The industry is currently allowed to dump fracking wastewater that is laced with fracking chemicals directly into the fragile Gulf ecosystem, and the lawsuit will unfortunately not be changing that practice. But what will change is that the public will learn who is dumping and where they are dumping, which could easily open companies up to liability lawsuits if they cause harm to the environment or to Gulf Coast residents. In short, the lawsuit brings us some much-needed liability and accountability.

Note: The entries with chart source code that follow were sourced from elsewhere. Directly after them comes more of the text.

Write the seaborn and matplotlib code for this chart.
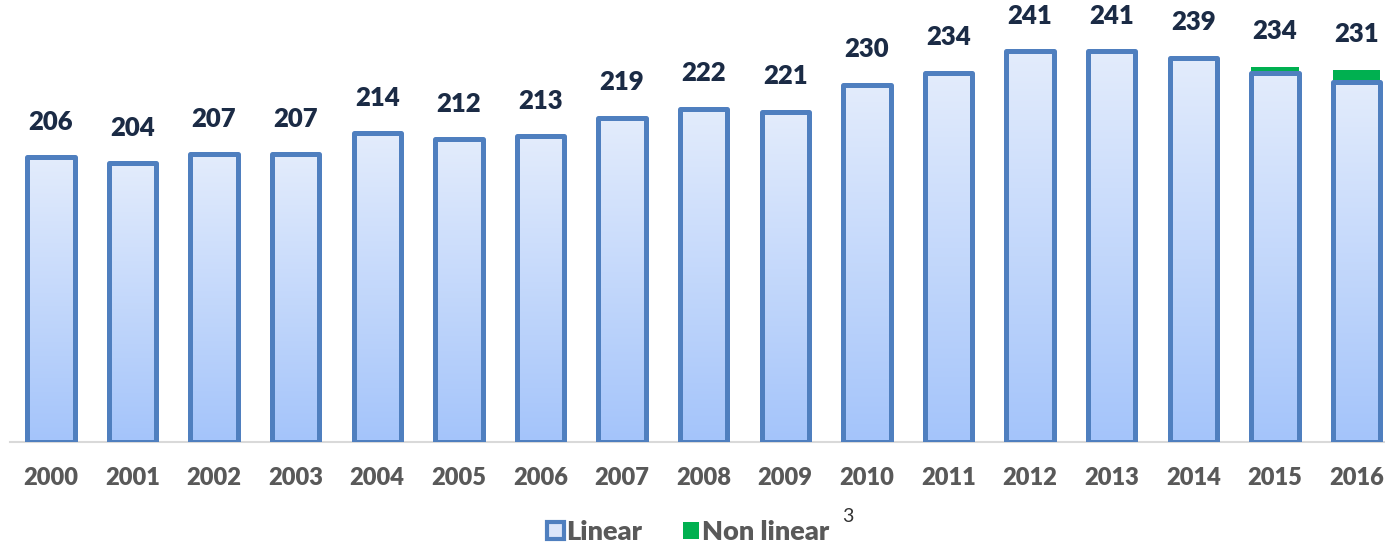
import numpy as np
import pandas as pd
import seaborn as sns
import matplotlib.pyplot as plt
from matplotlib.colors import LinearSegmentedColormap
from matplotlib.patches import Patch

years = [str(y) for y in range(2000, 2017)]
linear = [206, 204, 207, 207, 214, 212, 213, 219, 222, 221, 230, 234, 241, 241, 239, 234, 231]
non_linear = [0, 0, 0, 0, 0, 0, 0, 0, 0, 0, 0, 0, 0, 0, 0, 2, 4]

EDGE = '#4F7FBF'
GREEN = '#00B050'
LABEL = '#1B2B45'
GREY = '#595959'
BASE = 112

df = pd.DataFrame({'year': years, 'linear': linear, 'non_linear': non_linear})
df['total'] = df['linear'] + df['non_linear']

sns.set_style('white')
plt.rcParams['font.family'] = ['Lato', 'DejaVu Sans']

fig = plt.figure(figsize=(13.85, 5.43), dpi=100)
ax = fig.add_axes([0, 101 / 543, 1, 442 / 543])

sns.barplot(data=df, x='year', y='total', color=GREEN, width=0.58, ax=ax)
sns.barplot(data=df, x='year', y='linear', color=EDGE, width=0.58, ax=ax)

n = len(df)
grad = LinearSegmentedColormap.from_list('g', ['#A4C4FA', '#E3ECFC'])
for i, p in enumerate(ax.patches):
    top = p.get_y() + p.get_height()
    p.set_y(BASE)
    p.set_height(top - BASE)
    if i < n:
        p.set_facecolor(GREEN)
        p.set_edgecolor('none')
        p.set_linewidth(0)
        p.set_zorder(1)
    else:
        p.set_facecolor('none')
        p.set_edgecolor(EDGE)
        p.set_linewidth(3.6)
        p.set_joinstyle('round')
        p.set_zorder(3)
        x0, w = p.get_x(), p.get_width()
        im = ax.imshow(np.linspace(0, 1, 256).reshape(-1, 1), cmap=grad,
                       extent=[x0, x0 + w, BASE, top], origin='lower',
                       aspect='auto', zorder=2)
        im.set_clip_path(p)

for i, v in enumerate(linear):
    ax.annotate(str(v), (i, df['total'][i]), xytext=(0, 17), textcoords='offset points',
                ha='center', va='bottom', fontsize=18.5, fontweight='heavy', color=LABEL)

ax.set_xlim(-0.623, 16.35)
ax.set_ylim(BASE, 258)
ax.set_yticks([])
ax.set_xlabel('')
ax.set_ylabel('')
for s in ['top', 'left', 'right']:
    ax.spines[s].set_visible(False)
ax.spines['bottom'].set_color('#D9D9D9')
ax.spines['bottom'].set_linewidth(1.5)
ax.spines['bottom'].set_bounds(-0.5, 16.35)
ax.tick_params(axis='x', length=0, pad=18, labelsize=17, labelcolor=GREY)
for t in ax.get_xticklabels():
    t.set_fontweight('heavy')

handles = [Patch(facecolor='#DCE6FA', edgecolor=EDGE, linewidth=3, label='Linear'),
           Patch(facecolor=GREEN, edgecolor='none', label='Non linear')]
leg = fig.legend(handles=handles, loc='center', bbox_to_anchor=(0.497, 0.02), ncol=2,
                 frameon=False, handlelength=0.6, handleheight=0.6, handletextpad=0.1,
                 columnspacing=1.5, prop={'size': 19.5, 'weight': 'heavy'})
for t in leg.get_texts():
    t.set_color(GREY)
fig.text(848 / 1385, 1 - 517 / 543, '3', ha='center', va='center', fontsize=14, color='#333333')

fig.savefig('out.png', dpi=100)
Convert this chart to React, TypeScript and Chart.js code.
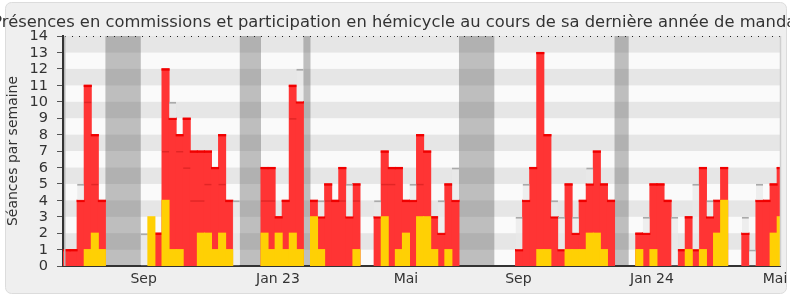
import React, { useEffect, useRef } from 'react';
import { Chart, registerables } from 'chart.js';

Chart.register(...registerables);

const TITLE = 'Présences en commissions et participation en hémicycle au cours de sa dernière année de mandat';
const Y_TITLE = 'Séances par semaine';

// one value per week (index 0 = first week shown)
const presences = [
  1, 1, 4, 11, 8, 4, 0, 0, 0, 0,
  0, 0, 0, 2, 12, 9, 8, 9, 7, 7,
  7, 6, 8, 4, 0, 0, 0, 0, 6, 6,
  3, 4, 11, 10, 0, 4, 3, 5, 4, 6,
  3, 5, 0, 0, 3, 7, 6, 6, 4, 4,
  8, 7, 3, 2, 5, 4, 0, 0, 0, 0,
  0, 0, 0, 0, 1, 4, 6, 13, 8, 3,
  1, 5, 2, 4, 5, 7, 5, 4, 0, 0,
  0, 2, 2, 5, 5, 4, 0, 1, 3, 1,
  6, 3, 4, 6, 0, 0, 2, 0, 4, 4,
  5, 6,
];

const participations = [
  0, 0, 0, 1, 2, 1, 0, 0, 0, 0,
  0, 0, 3, 0, 4, 1, 1, 0, 0, 2,
  2, 1, 2, 1, 0, 0, 0, 0, 2, 1,
  2, 1, 2, 1, 0, 3, 1, 0, 0, 0,
  0, 1, 0, 0, 0, 3, 0, 1, 2, 0,
  3, 3, 1, 0, 1, 0, 0, 0, 0, 0,
  0, 0, 0, 0, 0, 0, 0, 1, 1, 0,
  0, 1, 1, 1, 2, 2, 1, 0, 0, 0,
  0, 1, 0, 1, 0, 0, 0, 0, 1, 0,
  1, 0, 2, 4, 0, 0, 0, 0, 0, 0,
  2, 3,
];

const mediane = [
  0, 0, 5, 10, 5, 0, 0, 0, 0, 0,
  0, 2, 0, 0, 7, 10, 7, 6, 4, 4,
  5, 0, 5, 0, 4, 0, 0, 0, 4, 4,
  0, 0, 9, 12, 0, 0, 4, 4, 0, 4,
  5, 4, 0, 0, 4, 5, 5, 0, 0, 5,
  5, 0, 0, 4, 0, 6, 0, 0, 0, 0,
  0, 0, 0, 0, 3, 5, 0, 0, 0, 4,
  3, 0, 3, 0, 6, 0, 0, 0, 0, 0,
  0, 0, 3, 0, 0, 0, 3, 0, 0, 5,
  0, 4, 0, 0, 0, 0, 3, 1, 5, 0,
  0, 0,
];

// parliamentary recess periods, in weeks [start, end)
const vacStart = [6, 25, 34, 56, 78];
const vacEnd = [11, 28, 35, 61, 80];

const monthLabels = ['Sep', 'Jan 23', 'Mai', 'Sep', 'Jan 24', 'Mai'];
const monthPositions = [11.4, 30.4, 48.5, 64.4, 83.3, 100.7];

const yTickValues = [0, 1, 2, 3, 4, 5, 6, 7, 8, 9, 10, 11, 12, 13, 14];

const WEEKS_SHOWN = 101.4;
const Y_MAX = 14;

const FONT = '"DejaVu Sans", Verdana, sans-serif';

const decorPlugin = {
  id: 'decor',
  beforeDraw(chart: any) {
    const { ctx, chartArea, scales } = chart;
    const x = scales.x;
    const y = scales.y;
    ctx.save();
    ctx.fillStyle = '#ffffff';
    ctx.fillRect(0, 0, chart.width, chart.height);
    // frame
    ctx.beginPath();
    (ctx as any).roundRect(5.5, 2.5, 781, 291, 6);
    ctx.fillStyle = '#efefef';
    ctx.fill();
    ctx.strokeStyle = '#dcdcdc';
    ctx.lineWidth = 1;
    ctx.stroke();
    // stripes
    for (let k = 0; k < Y_MAX; k++) {
      const yTop = y.getPixelForValue(k + 1);
      const yBot = y.getPixelForValue(k);
      ctx.fillStyle = k % 2 === 1 ? '#e6e6e6' : '#fafafa';
      ctx.fillRect(chartArea.left, yTop, chartArea.right - chartArea.left, yBot - yTop);
    }
    // recess bands
    ctx.fillStyle = 'rgba(76,76,76,0.35)';
    for (let i = 0; i < vacStart.length; i++) {
      const a = x.getPixelForValue(vacStart[i]);
      const b = x.getPixelForValue(vacEnd[i]);
      ctx.fillRect(a, chartArea.top, b - a, chartArea.bottom - chartArea.top);
    }
    ctx.restore();
  },
  afterDatasetsDraw(chart: any) {
    const { ctx, chartArea } = chart;
    ctx.save();
    // top dotted line
    ctx.strokeStyle = '#222';
    ctx.lineWidth = 1;
    ctx.setLineDash([1, 6]);
    ctx.beginPath();
    ctx.moveTo(chartArea.left + 2, chartArea.top + 0.5);
    ctx.lineTo(chartArea.right, chartArea.top + 0.5);
    ctx.stroke();
    ctx.setLineDash([]);
    // right border
    ctx.strokeStyle = '#cfcfcf';
    ctx.lineWidth = 1.5;
    ctx.beginPath();
    ctx.moveTo(chartArea.right + 0.5, chartArea.top);
    ctx.lineTo(chartArea.right + 0.5, chartArea.bottom);
    ctx.stroke();
    // light line right of the y axis
    ctx.strokeStyle = '#b8b8b8';
    ctx.lineWidth = 1.5;
    ctx.beginPath();
    ctx.moveTo(chartArea.left + 1.75, chartArea.top);
    ctx.lineTo(chartArea.left + 1.75, chartArea.bottom);
    ctx.stroke();
    ctx.restore();
  },
  afterDraw(chart: any) {
    const { ctx, scales } = chart;
    const x = scales.x;
    const y = scales.y;
    ctx.save();
    ctx.fillStyle = '#333';
    ctx.font = '16.33px ' + FONT;
    ctx.textAlign = 'center';
    ctx.textBaseline = 'alphabetic';
    ctx.fillText(TITLE, 397.5, 26.5);
    ctx.font = '14px ' + FONT;
    for (let i = 0; i < monthLabels.length; i++) {
      ctx.fillText(monthLabels[i], x.getPixelForValue(monthPositions[i]), 283);
    }
    ctx.textAlign = 'right';
    ctx.textBaseline = 'middle';
    ctx.font = '14.5px ' + FONT;
    for (const v of yTickValues) {
      ctx.fillText(String(v), 48, y.getPixelForValue(v) + 0.5);
    }
    ctx.restore();
  },
};

const toPoints = (arr: number[]) => arr.map((v, i) => ({ x: i + 0.5, y: v > 0 ? v : null }));

// thin darker cap at the top of each red bar
const redCapPoints = presences.map((v, i) => ({ x: i + 0.5, y: v > 0 ? [v - 0.08, v] : null }));

// median bars: above the red bar a light bar capped by a grey line,
// inside the red bar only a faint dark line at the median level
const medianAbove = (i: number) => mediane[i] > presences[i];
const medianPoints = mediane.map((m, i) => {
  if (m <= 0 || m === presences[i]) return { x: i + 0.5, y: null };
  if (m > presences[i]) return { x: i + 0.5, y: [presences[i], m] };
  return { x: i + 0.5, y: [m - 0.09, m] };
});

export default function App() {
  const ref = useRef<HTMLCanvasElement | null>(null);
  useEffect(() => {
    document.body.style.margin = '0';
    const canvas = ref.current;
    if (!canvas) return;
    const common = { grouped: false, barPercentage: 1, categoryPercentage: 1 };
    const chart = new Chart(canvas, {
      type: 'bar',
      data: {
        datasets: [
          {
            label: 'Participation en hémicycle',
            data: toPoints(participations),
            backgroundColor: '#ffd004',
            borderWidth: 0,
            inflateAmount: 0.5,
            ...common,
          },
          {
            label: 'Médiane',
            data: medianPoints,
            backgroundColor: (c: any) => (medianAbove(c.dataIndex) ? 'rgba(232,232,232,0.7)' : 'rgba(150,0,0,0.28)'),
            borderColor: '#aaaaaa',
            borderWidth: (c: any) =>
              medianAbove(c.dataIndex) ? { top: 2, left: 0, right: 0, bottom: 0 } : 0,
            borderSkipped: 'start',
            inflateAmount: 0,
            ...common,
          },
          {
            label: 'Bord',
            data: redCapPoints,
            backgroundColor: '#f00000',
            borderWidth: 0,
            inflateAmount: 0.5,
            ...common,
          },
          {
            label: 'Présences en commissions',
            data: toPoints(presences),
            backgroundColor: '#ff3434',
            borderWidth: 0,
            inflateAmount: 0.5,
            ...common,
          },
        ] as any,
      },
      options: {
        animation: false,
        responsive: false,
        devicePixelRatio: 1,
        layout: { padding: { top: 36, right: 10, bottom: 0, left: 0 } },
        plugins: {
          legend: { display: false },
          tooltip: { enabled: false },
          title: { display: false },
        },
        scales: {
          x: {
            type: 'linear',
            offset: false,
            min: 0,
            max: WEEKS_SHOWN,
            grid: { display: false, offset: false },
            border: { display: true, color: '#333', width: 2 },
            ticks: { display: false },
            afterBuildTicks: (scale: any) => {
              scale.ticks = monthPositions.map((v) => ({ value: v }));
            },
            afterFit: (scale: any) => {
              scale.height = 34;
            },
          },
          y: {
            type: 'linear',
            min: 0,
            max: Y_MAX,
            grid: { drawOnChartArea: false, drawTicks: true, tickLength: 6, color: '#555' },
            border: { display: true, color: '#333', width: 2 },
            ticks: {
              stepSize: 1,
              autoSkip: false,
              display: false,
            },
            title: {
              display: true,
              text: Y_TITLE,
              color: '#333',
              font: { family: FONT, size: 14 },
              padding: { top: 5, bottom: 0 },
            },
            afterFit: (scale: any) => {
              scale.width = 63;
            },
          },
        },
      } as any,
      plugins: [decorPlugin],
    });
    return () => chart.destroy();
  }, []);
  return (
    <div style={{ width: 790, height: 300 }}>
      <canvas ref={ref} width={790} height={300} style={{ display: 'block', width: 790, height: 300 }} />
    </div>
  );
}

Again, the Gulf of Mexico’s ecosystem is still a shambles as a result of BP’s 2010 oil spill, and the increase in fracking operations in the Gulf, and the subsequent dumping of chemicals into the waters, is only going to make things worse. And fracking operations are only expected to increase, as Mike Ludwig from Truthout points out:

Industry officials have also said they plan to increase the use of fracking techniques to exploit wells in deep Gulf waters, and with more than 4,000 platforms in the region, the Center claims that the scope offshore fracking could be “staggering.”

Without meaningful change, the Gulf of Mexico is set to become a wasteland due to the actions of the dirty energy industry. Policy changes from the highest level are the only way to help restore the Gulf, but as long as campaign money continues to flow, it is becoming increasingly unlikely that we’ll see a ban on offshore fracking in the near future.